Check every line of the entries below for the word "Give", and copy the ones that have it.

• **Extracted material**
· · · · ·
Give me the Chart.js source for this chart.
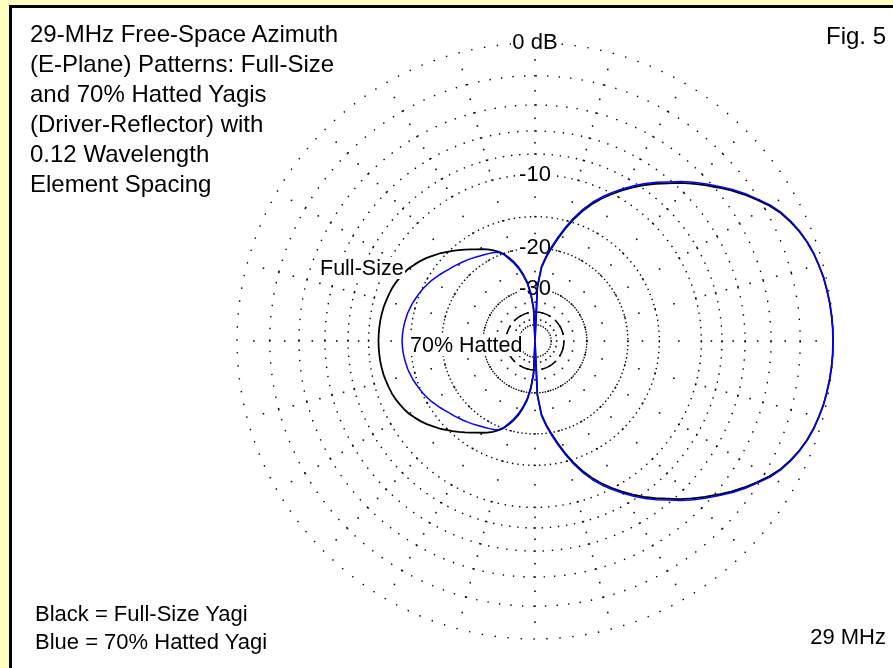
· · · · ·
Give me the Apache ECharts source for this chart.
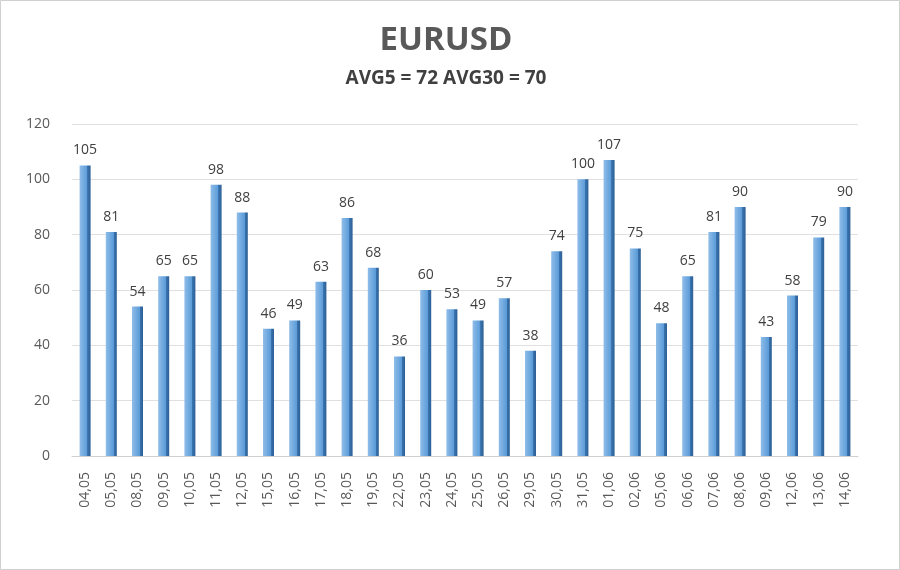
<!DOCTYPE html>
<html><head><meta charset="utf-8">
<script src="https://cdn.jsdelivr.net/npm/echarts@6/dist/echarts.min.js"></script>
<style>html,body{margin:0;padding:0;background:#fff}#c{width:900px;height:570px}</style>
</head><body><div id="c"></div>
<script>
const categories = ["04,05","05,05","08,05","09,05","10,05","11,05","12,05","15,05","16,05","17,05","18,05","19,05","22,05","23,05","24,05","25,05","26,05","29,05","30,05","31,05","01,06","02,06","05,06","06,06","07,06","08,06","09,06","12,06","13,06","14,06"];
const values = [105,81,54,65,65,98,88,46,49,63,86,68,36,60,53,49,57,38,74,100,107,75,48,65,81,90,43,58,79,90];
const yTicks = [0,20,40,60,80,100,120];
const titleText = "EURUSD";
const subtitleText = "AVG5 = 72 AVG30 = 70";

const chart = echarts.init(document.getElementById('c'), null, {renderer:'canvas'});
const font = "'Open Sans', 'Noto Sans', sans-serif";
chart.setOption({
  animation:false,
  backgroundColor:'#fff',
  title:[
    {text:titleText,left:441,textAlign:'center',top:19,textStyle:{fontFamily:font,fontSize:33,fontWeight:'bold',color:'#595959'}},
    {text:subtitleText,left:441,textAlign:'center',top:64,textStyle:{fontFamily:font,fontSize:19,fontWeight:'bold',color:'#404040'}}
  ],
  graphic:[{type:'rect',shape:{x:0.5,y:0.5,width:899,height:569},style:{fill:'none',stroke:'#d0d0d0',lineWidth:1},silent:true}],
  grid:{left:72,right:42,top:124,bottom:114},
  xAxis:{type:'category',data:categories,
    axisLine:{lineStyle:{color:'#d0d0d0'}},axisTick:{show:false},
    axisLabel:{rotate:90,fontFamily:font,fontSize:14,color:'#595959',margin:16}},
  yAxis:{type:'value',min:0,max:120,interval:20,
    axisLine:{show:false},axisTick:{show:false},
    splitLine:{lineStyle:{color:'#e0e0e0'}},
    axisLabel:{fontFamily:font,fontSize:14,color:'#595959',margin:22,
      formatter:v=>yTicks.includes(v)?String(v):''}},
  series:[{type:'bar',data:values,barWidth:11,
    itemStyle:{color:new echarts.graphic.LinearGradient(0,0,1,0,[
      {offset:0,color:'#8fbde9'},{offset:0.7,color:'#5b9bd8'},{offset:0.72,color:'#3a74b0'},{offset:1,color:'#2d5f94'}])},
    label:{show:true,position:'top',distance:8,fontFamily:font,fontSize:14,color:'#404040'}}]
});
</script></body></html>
· · · · ·
• **Complete output**
Give me the Chart.js source for this chart.
Give me the Apache ECharts source for this chart.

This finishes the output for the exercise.